What’s happening here ain’t exactly clear. But I have a notion: The Republicans are finally having their ’60s. Half a century after the American left experienced its days of rage, its repudiation of the political establishment, conservatives are having their own political catharsis. Ted Cruz is their spotlight-seeking Abbie Hoffman. (The Texas senator’s faux filibuster last week reminded me of Hoffman’s vow to “levitate” the Pentagon using psychic energy.) The Tea Party is their manifesto-brandishing Students for a Democratic Society. Threatening to blow up America’s credit rating is their version of civil disobedience. And Obamacare is their Vietnam.
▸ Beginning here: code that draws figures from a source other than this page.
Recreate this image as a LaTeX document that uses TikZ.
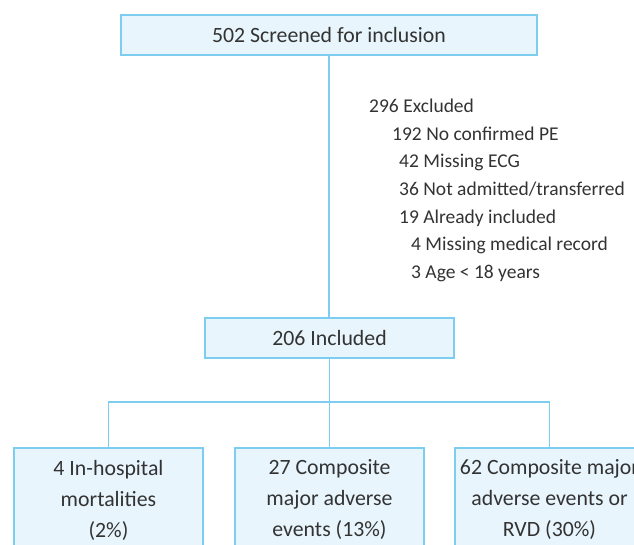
\documentclass[tikz,border=0pt]{standalone}
\usepackage{fontspec}
\setmainfont{Carlito}
\definecolor{boxfill}{RGB}{232,245,252}
\definecolor{boxline}{RGB}{125,205,240}
\definecolor{txtgray}{RGB}{51,51,51}
\tikzset{
  flowbox/.style={draw=boxline, fill=boxfill, line width=1.2pt, text=txtgray,
    font=\fontsize{21.8}{31}\selectfont, align=center, inner sep=0pt},
  flowline/.style={draw=boxline, line width=1.2pt},
  extext/.style={text=txtgray, font=\fontsize{19.5}{27.7}\selectfont,
    inner sep=0pt, anchor=base west}
}
\begin{document}
\begin{tikzpicture}[x=1pt,y=-1pt]
    \useasboundingbox (0,0) rectangle (634,545);
    \fill[white] (0,0) rectangle (634,545);

    % boxes
    \node[flowbox, minimum width=416pt, minimum height=40pt] 
        (screen) at (329,35) {502 Screened for inclusion};
    \node[flowbox, minimum width=249pt, minimum height=40pt] 
        (incl) at (329.5,338) {206 Included};
    \node[flowbox, minimum width=189pt, minimum height=104pt] 
        (mort) at (108.5,500) {4 In-hospital\\mortalities\\(2\%)};
    \node[flowbox, minimum width=189pt, minimum height=104pt] 
        (mace) at (329.5,500) {27 Composite\\major adverse\\events (13\%)};
    \node[flowbox, minimum width=189pt, minimum height=104pt] 
        (rvd) at (549.5,500) {62 Composite major\\adverse events or\\RVD (30\%)};

    % excluded list
    \node[extext] (ex0) at (369,112.5) {296 Excluded};
    \node[extext] (ex1) at (392,140.2) {192 No confirmed PE};
    \node[extext] (ex2) at (399,167.9) {42 Missing ECG};
    \node[extext] (ex3) at (399,195.6) {36 Not admitted/transferred};
    \node[extext] (ex4) at (399,223.3) {19 Already included};
    \node[extext] (ex5) at (411,251.0) {4 Missing medical record};
    \node[extext] (ex6) at (411,278.7) {3 Age < 18 years};

    % connectors
    \coordinate (split) at (329.5,402);
    \draw[flowline] (screen.south) -- (screen.south |- incl.north);
    \draw[flowline] (incl.south) -- (split);
    \draw[flowline] (split) -| (mort.north);
    \draw[flowline] (split) -- (mace.north);
    \draw[flowline] (split) -| (rvd.north);
\end{tikzpicture}
\end{document}
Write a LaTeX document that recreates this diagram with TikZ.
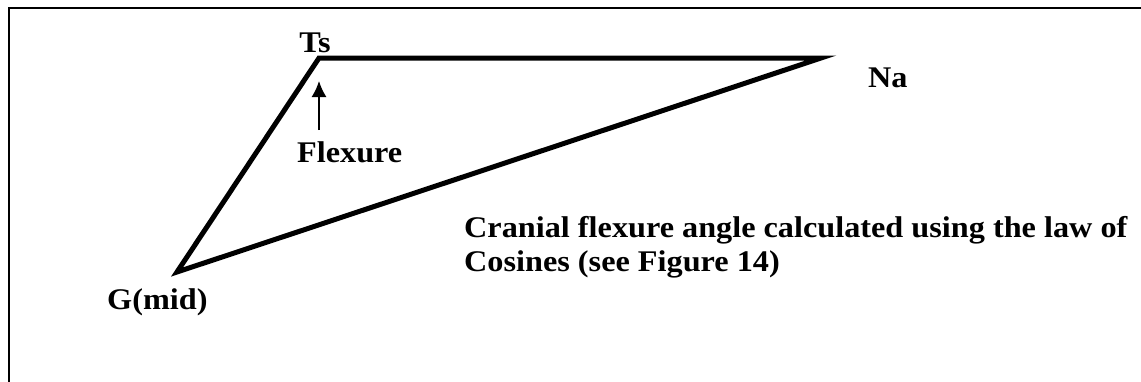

To those of us who lived through the actual ’60s, the conservative sequel may seem more like an adolescent tantrum than a revolution. For obvious starters, their mobilizing cause is not putting an end to an indecent war that cost three million lives, but defunding a law that promises to save lives by expanding access to insurance. Printing up unofficial “Obamacare Cards” and urging people to burn them is a silly parody of the protest that raged 50 years ago. But bear with me.
At the heart of the ’60s radical zeitgeist was a sense that the government had forfeited its legitimacy, and that the liberal establishment had sold out or lost its nerve. At the heart of the right-wing uprising is a similar sense of betrayal: the president is not just an adversary but an alien; the Republican leadership has lost its principles; the old rules don’t apply.